In short, the delegation needs to become a self-sufficient political institution that isn’t dominated by the governor’s office. The House Republicans need a power base not dependent on Jindal and his hand-picked Speaker and committee chairmen; at some point Jindal won’t be the governor and if you don’t have an institution promoting conservative policy independent from the governor, you’ll see leges taking orders from God-knows-who. Remember Mike Foster and the Stelly Plan? Anybody want to see a reprise of the damage that did to the conservative records of countless legislators of that time? Well, build an institution the governor needs to work with to pass his program and all of a sudden the realm of bad policy choices which are possible at the Capitol becomes smaller.
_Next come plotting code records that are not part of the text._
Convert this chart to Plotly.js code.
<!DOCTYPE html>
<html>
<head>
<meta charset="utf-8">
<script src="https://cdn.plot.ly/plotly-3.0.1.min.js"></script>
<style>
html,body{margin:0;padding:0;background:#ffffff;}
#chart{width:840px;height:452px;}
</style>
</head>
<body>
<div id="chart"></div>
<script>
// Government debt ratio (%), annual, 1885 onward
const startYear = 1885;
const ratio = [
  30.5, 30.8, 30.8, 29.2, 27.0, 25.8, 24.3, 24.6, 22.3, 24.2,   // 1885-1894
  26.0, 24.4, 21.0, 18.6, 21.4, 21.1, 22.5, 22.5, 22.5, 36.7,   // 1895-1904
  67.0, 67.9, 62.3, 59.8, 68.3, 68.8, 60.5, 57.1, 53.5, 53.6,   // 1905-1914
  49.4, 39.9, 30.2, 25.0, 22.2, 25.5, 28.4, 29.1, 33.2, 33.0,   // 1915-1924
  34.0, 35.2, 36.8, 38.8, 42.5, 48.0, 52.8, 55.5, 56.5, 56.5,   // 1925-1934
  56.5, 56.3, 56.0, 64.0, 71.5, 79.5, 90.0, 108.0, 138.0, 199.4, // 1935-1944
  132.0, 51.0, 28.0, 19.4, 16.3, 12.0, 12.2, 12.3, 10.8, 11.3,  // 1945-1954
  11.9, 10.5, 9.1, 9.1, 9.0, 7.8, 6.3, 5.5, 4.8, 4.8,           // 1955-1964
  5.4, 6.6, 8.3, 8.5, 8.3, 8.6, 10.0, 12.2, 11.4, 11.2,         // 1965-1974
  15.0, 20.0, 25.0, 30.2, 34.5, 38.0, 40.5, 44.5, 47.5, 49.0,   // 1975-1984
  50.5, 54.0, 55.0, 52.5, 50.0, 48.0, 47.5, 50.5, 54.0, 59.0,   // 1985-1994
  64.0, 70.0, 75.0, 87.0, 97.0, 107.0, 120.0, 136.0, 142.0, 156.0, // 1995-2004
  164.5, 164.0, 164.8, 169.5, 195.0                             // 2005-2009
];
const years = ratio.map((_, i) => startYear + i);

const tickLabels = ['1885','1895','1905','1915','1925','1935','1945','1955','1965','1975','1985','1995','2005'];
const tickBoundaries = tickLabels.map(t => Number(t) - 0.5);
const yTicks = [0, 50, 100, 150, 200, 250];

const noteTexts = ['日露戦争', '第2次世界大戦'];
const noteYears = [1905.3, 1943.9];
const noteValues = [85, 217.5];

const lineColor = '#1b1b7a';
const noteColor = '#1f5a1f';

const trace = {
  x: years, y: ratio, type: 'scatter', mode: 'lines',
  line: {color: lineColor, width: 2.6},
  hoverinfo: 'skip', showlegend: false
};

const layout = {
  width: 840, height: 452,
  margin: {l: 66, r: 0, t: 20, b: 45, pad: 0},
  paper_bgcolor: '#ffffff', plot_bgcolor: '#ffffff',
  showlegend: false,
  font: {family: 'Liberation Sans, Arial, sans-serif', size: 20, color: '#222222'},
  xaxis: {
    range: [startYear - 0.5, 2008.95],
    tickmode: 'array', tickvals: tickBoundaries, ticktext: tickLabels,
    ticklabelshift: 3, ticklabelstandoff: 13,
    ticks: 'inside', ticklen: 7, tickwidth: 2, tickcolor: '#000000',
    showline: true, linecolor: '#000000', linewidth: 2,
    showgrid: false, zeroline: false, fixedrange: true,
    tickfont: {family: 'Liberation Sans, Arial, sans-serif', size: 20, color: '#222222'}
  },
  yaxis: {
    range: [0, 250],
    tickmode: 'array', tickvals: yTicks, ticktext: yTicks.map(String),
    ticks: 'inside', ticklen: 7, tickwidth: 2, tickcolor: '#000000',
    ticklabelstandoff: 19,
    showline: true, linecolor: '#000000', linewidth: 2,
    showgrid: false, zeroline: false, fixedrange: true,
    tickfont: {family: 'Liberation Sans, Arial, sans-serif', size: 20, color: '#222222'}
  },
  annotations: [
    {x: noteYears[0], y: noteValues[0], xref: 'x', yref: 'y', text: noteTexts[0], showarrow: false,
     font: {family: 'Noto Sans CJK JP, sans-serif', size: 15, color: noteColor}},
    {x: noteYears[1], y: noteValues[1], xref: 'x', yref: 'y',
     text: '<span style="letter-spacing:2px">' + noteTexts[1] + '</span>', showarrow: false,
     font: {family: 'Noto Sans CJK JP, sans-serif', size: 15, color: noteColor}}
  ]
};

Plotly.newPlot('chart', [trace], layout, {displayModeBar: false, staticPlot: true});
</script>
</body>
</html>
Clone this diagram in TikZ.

It’s an ambitious program, and maybe more than Harris expects as he seeks the chair. We haven’t seen Lorusso’s plan, and it could be even more involved. But based on what we know of Harris, we like his independence and his conservatism, and we also like the energy he brings to the table. He might just be the right man to build the institution the legislature – and the party – needs if it’s to continue as a governing majority.